Moretti was one of 33 people charged with manslaughter, causing a disaster and other charges in connection with the derailment.

Lucca: Mauro Moretti, the former head of Italian railways, was Tuesday among a string of executives convicted over a 2009 freight train disaster that killed 32 people.

Moretti, one of Italy's most prominent industrialists and the current boss of defence and engineering giant Leonardo, was sentenced to seven years in prison.

But, like the others convicted, he will not serve any of it before at least the first of two possible appeals have been heard.

That could take years and there is a strong chance the charges could time out before a definitive conviction can be obtained.

Moretti was one of 33 people charged with manslaughter, causing a disaster and other charges in connection with the derailment and explosion of a freight train carrying liquid petroleum gas through the Tuscan coastal town of Viareggio on June 29, 2009.

The force of the blast brought down two small blocks of flats, where many of the victims lived.

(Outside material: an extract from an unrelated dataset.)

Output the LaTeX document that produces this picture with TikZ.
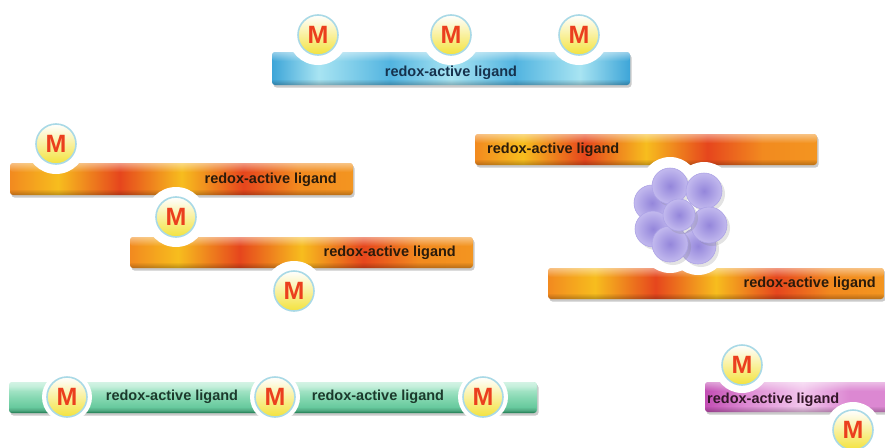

Relatives of the casualties briefly applauded after the verdicts were pronounced in court, where empty chairs were adorned by T-shirts printed with images of each of the dead.

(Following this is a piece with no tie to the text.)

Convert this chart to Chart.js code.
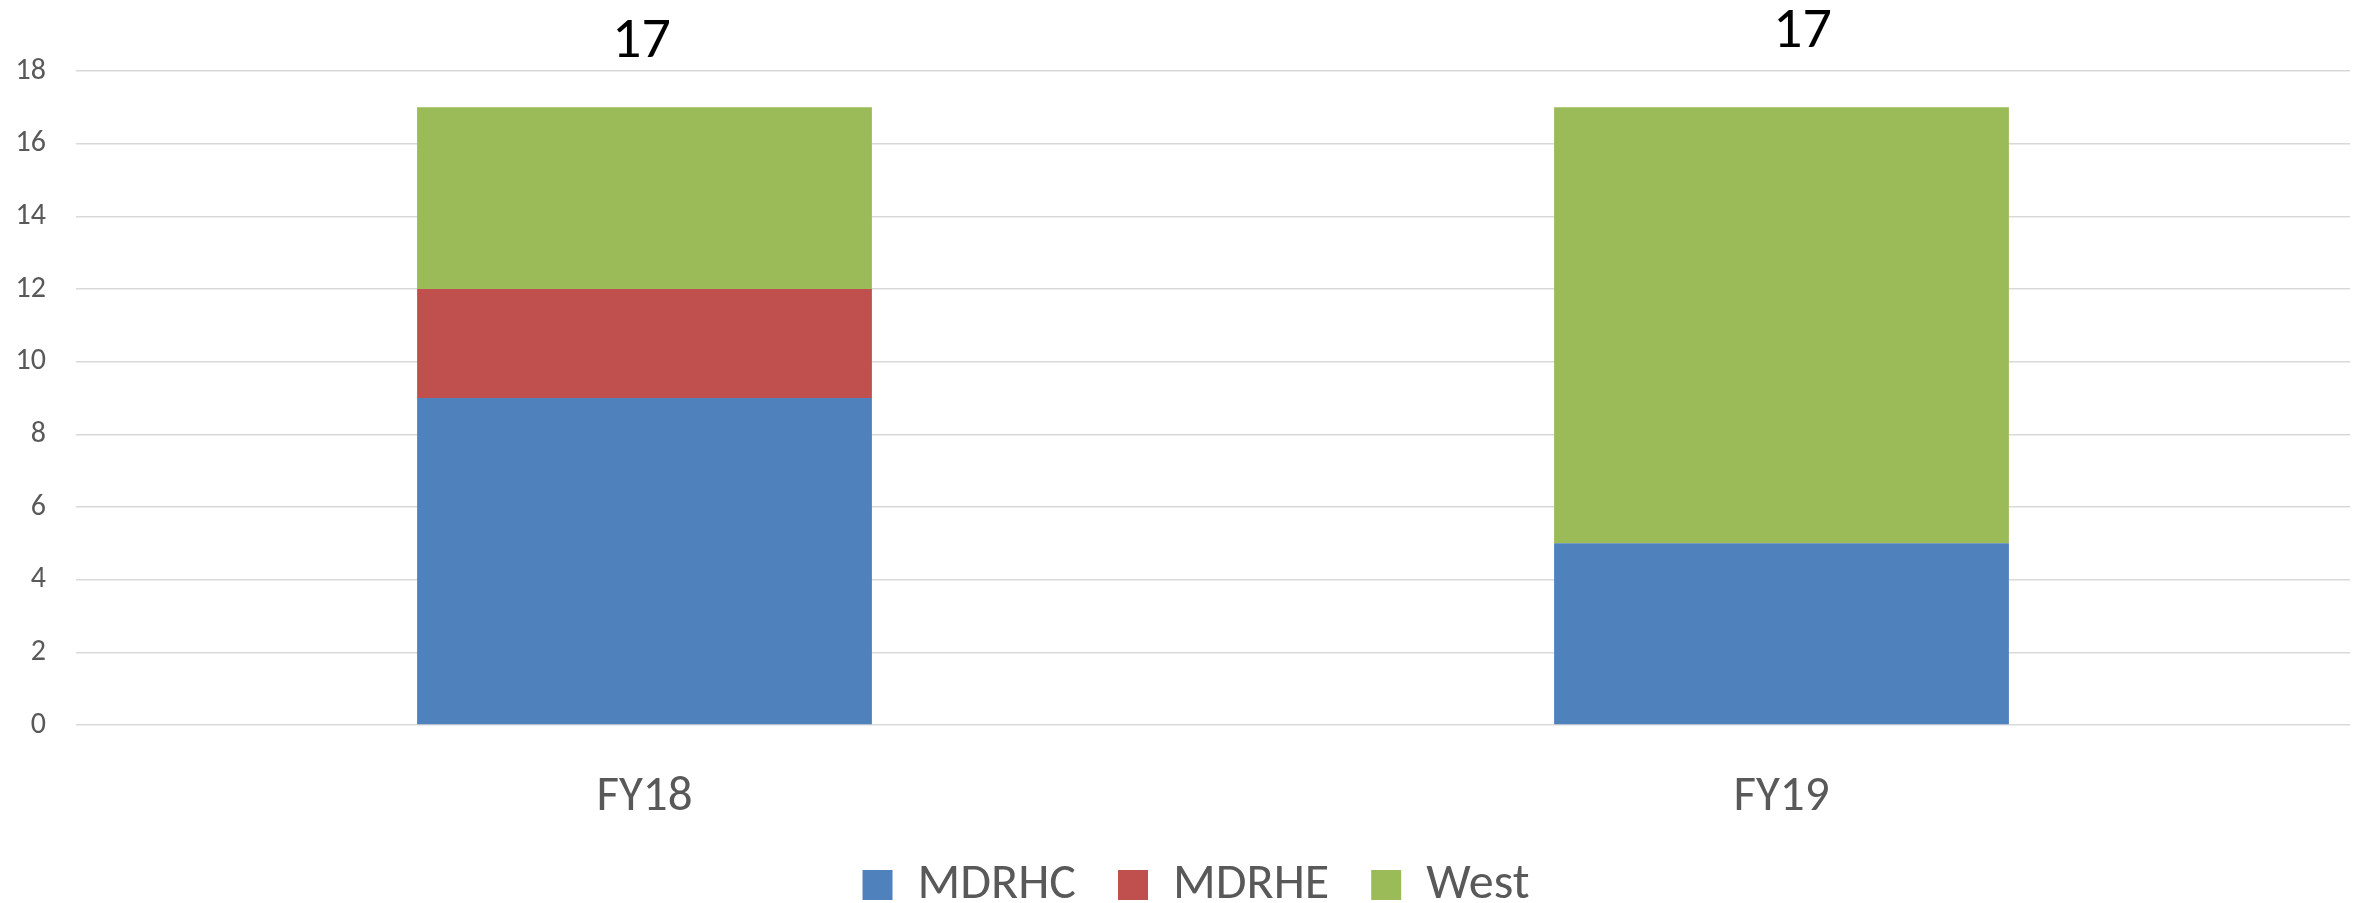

Neither Moretti or Michele Mario Elia, another top railways executive who was given a seven years, six months sentence, were in court to hear the verdicts.

Prosecutors had requested 16 years for Moretti and 15 for Elia. Not all charges against them were upheld.

Moretti, 63, has been in charge of Leonardo since May 2014. He was Italian State Railways (FS) boss from 2006-14.

The court proceedings and his conviction hit Leonardo shares which were down by more than three percent in mid-afternoon trading in Milan.